When the two men entered the building Leiter told Lerner to wait
outside his (Leiter's) office. Leiter had then gone into the office
and had a private conversation with Harry Fleisher. Suddenly,
Fleisher lunged out of the office door with what Lerner would later
describe as
a
black,
automatic pistol, pushed it into Lerner's belly, and said, "Give
me your gun, you son of a bitch, or I'm going to kill you."
Lerner, who was frozen with fear, slowly handed Fleisher his pistol.

Fleisher
then pushed his pistol harder into Lerner's stomach and pulled the
trigger. Lerner held his breath as he heard the trigger fall on an
empty chamber. He was now thoroughly terrorized. About this time Phil
Keywell walked into the Sugar House. Leiter called Fleisher and
Keywell into his office.

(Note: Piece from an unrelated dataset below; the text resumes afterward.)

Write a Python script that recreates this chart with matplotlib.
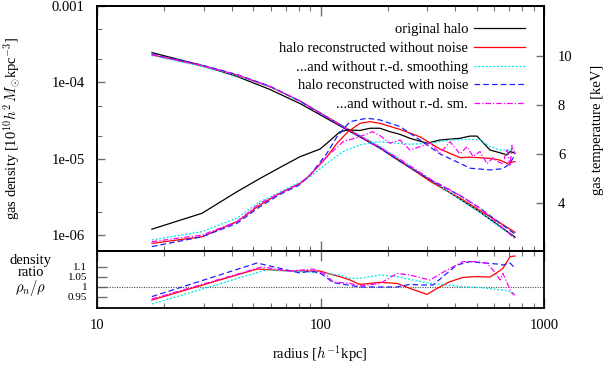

Lerner would later claim that he saw the
three men go into a huddle and that he had overheard Leiter say, "Let
him square up with the boys and let him live." Fleisher and
Keywell then came out and suggested to Lerner that they accompany him
back to his friend Seligman's house to protect him and to have Lerner
point out where he had seen Sam "Gorilla" Davis when he had
threatened to kill Lerner. Fleisher then told Sam Lerner that he knew
the men who wanted to kill him. Fleisher had then unloaded Lerner's
pistol and handed it back to him.

Lerner
testified that later that same evening a man who gave his name as
William Bernstein had stopped by the lumber yard. Whether William
Bernstein was in reality one of the four Bernstein brothers is not
known. Bernstein, who was a stranger to Lerner, told him that he had
learned of his trouble with the Sugar House Gangsters and asked if he
could be of any help in resolving the problem. Bernstein offered to
play the role of mediator between Sam Lerner and the Sugar House mob.
This incident represented a very similar scenario to the way that the
Italian and Sicilian Black Handers extorted money from the
businessmen in their community—first a death threat, then a
mysterious mediator appears to straighten out the problem—the
mediator all along being a member of the extortion gang himself.